* Q2 profit 12.6 mln dinars vs 18 mln dinars a yr ago

* Q2 revenue 184.8 mln dinars vs 196.7 mln dinars a yr ago

(Adds half-year profits of company's international units)

By Matt Smith

DUBAI, July 26 (Reuters) - Mobile operator Ooredoo Kuwait reported a 30 percent fall in second-quarter profit on Sunday, mainly due to losses in Algeria and Tunisia, extending a lengthy earnings slump.

The subsidiary of Qatar's Ooredoo, which competes domestically with Zain and Saudi Telecom affiliate Viva, had reported falling profits in 11 of the previous 14 quarters.

Ooredoo Kuwait made a net profit of 12.6 million dinars ($41.6 million) in the three months to June 30, down from 18 million dinars a year earlier, it said in a statement.

Second-quarter revenue was 184.8 million dinars, against 196.7 million dinars a year ago.

The company, which also has operations in Algeria, Tunisia, the Maldives and the Palestinian Territories, made a half-year net profit of 14.8 million dinars, down 61 percent from a year earlier.

"Net profit was impacted mainly due to adverse currency movements in Algeria and Tunisia," Ooredoo Kuwait chairman Sheikh Saud Bin Nasser Al Thani said in the statement.

The company's domestic operations made a half-year net profit of 4.5 million dinars, near-flat year-on-year despite its revenue and customer base both expanding by 8 percent over the same period.

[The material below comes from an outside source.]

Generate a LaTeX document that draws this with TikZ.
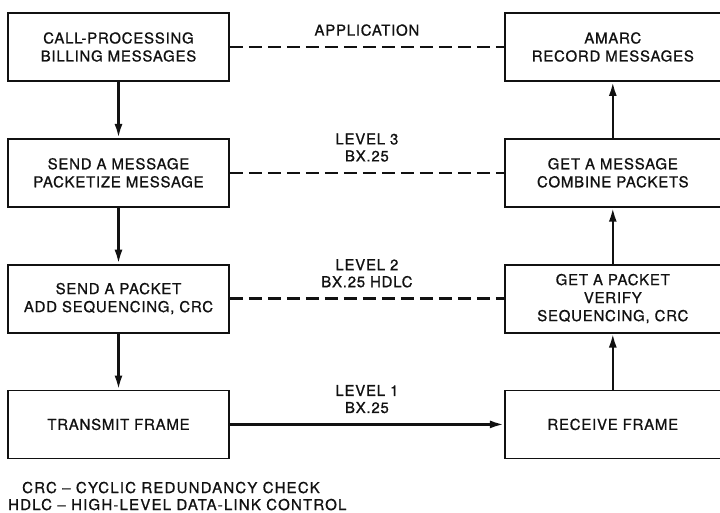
\documentclass[tikz,border=0pt]{standalone}
\usepackage{fontspec}
\setmainfont{TeX Gyre Heros}[LetterSpace=5, UprightFeatures={FakeBold=0.9}]
\usetikzlibrary{arrows.meta, positioning}
\definecolor{ink}{HTML}{111111}
\tikzset{
  box/.style={draw=ink, line width=1.8pt, minimum height=68pt, align=center,
              inner sep=2pt, font=\fontsize{15}{18}\selectfont, text=ink},
  lbox/.style={box, minimum width=221pt},
  rbox/.style={box, minimum width=216pt},
  fl/.style={-{Latex[length=14pt, width=8pt]}, line width=2.4pt, draw=ink},
  dl/.style={line width=2.3pt, draw=ink, dash pattern=on 13pt off 6pt},
  lbl/.style={align=center, font=\fontsize{15}{17}\selectfont, text=ink, inner sep=1pt},
  note/.style={font=\fontsize{15}{17}\selectfont\addfontfeature{LetterSpace=8}, text=ink, inner sep=0pt},
}

\begin{document}
\begin{tikzpicture}[x=1pt, y=-1pt, node distance=56pt]
  \useasboundingbox (0,0) rectangle (720,512);
  % sending side
  \node[lbox] (cp) at (118.5,47) {CALL-PROCESSING\\BILLING MESSAGES};
  \node[lbox, below=of cp] (sm) {SEND A MESSAGE\\PACKETIZE MESSAGE};
  \node[lbox, below=of sm] (sp) {SEND A PACKET\\ADD SEQUENCING, CRC};
  \node[lbox, below=of sp] (tf) {TRANSMIT FRAME};
  % receiving side
  \node[rbox, right=274pt of cp] (am) {AMARC\\RECORD MESSAGES};
  \node[rbox, below=of am] (gm) {GET A MESSAGE\\COMBINE PACKETS};
  \node[rbox, below=of gm] (gp) {GET A PACKET\\VERIFY\\SEQUENCING, CRC};
  \node[rbox, below=of gp] (rf) {RECEIVE FRAME};

  \draw[fl] (cp) -- (sm);
  \draw[fl] (sm) -- (sp);
  \draw[fl] (sp) -- (tf);
  \draw[fl] (rf) -- (gp);
  \draw[fl] (gp) -- (gm);
  \draw[fl] (gm) -- (am);

  % peer levels
  \draw[dl] (cp) -- node[lbl, above=9pt] (app) {APPLICATION} (am);
  \draw[dl] (sm) -- node[lbl, above=9pt] (lv3) {LEVEL 3\\BX.25} (gm);
  \draw[dl] (sp) -- node[lbl, above=9pt] (lv2) {LEVEL 2\\BX.25 HDLC} (gp);
  \draw[fl] (tf) -- node[lbl, above=9pt] (lv1) {LEVEL 1\\BX.25} (rf);

  \node[note, anchor=base west] (crc) at (22,493) {CRC \textendash\ CYCLIC REDUNDANCY CHECK};
  \node[note, anchor=base west] (hdlc) at (8,510) {HDLC \textendash\ HIGH-LEVEL DATA-LINK CONTROL};
\end{tikzpicture}
\end{document}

For the first six months of 2015, Ooredoo Kuwait's profit from its Tunisian unit shrunk to 6.5 million dinars from 10.6 million dinars, while its profit from Algeria plunged to 2.5 million dinars from 20.9 million dinars over the same timeframe.

The company said the Tunisian and Algerian currencies fell 11 and 13 percent respectively against Kuwait's currency in the first half of 2014.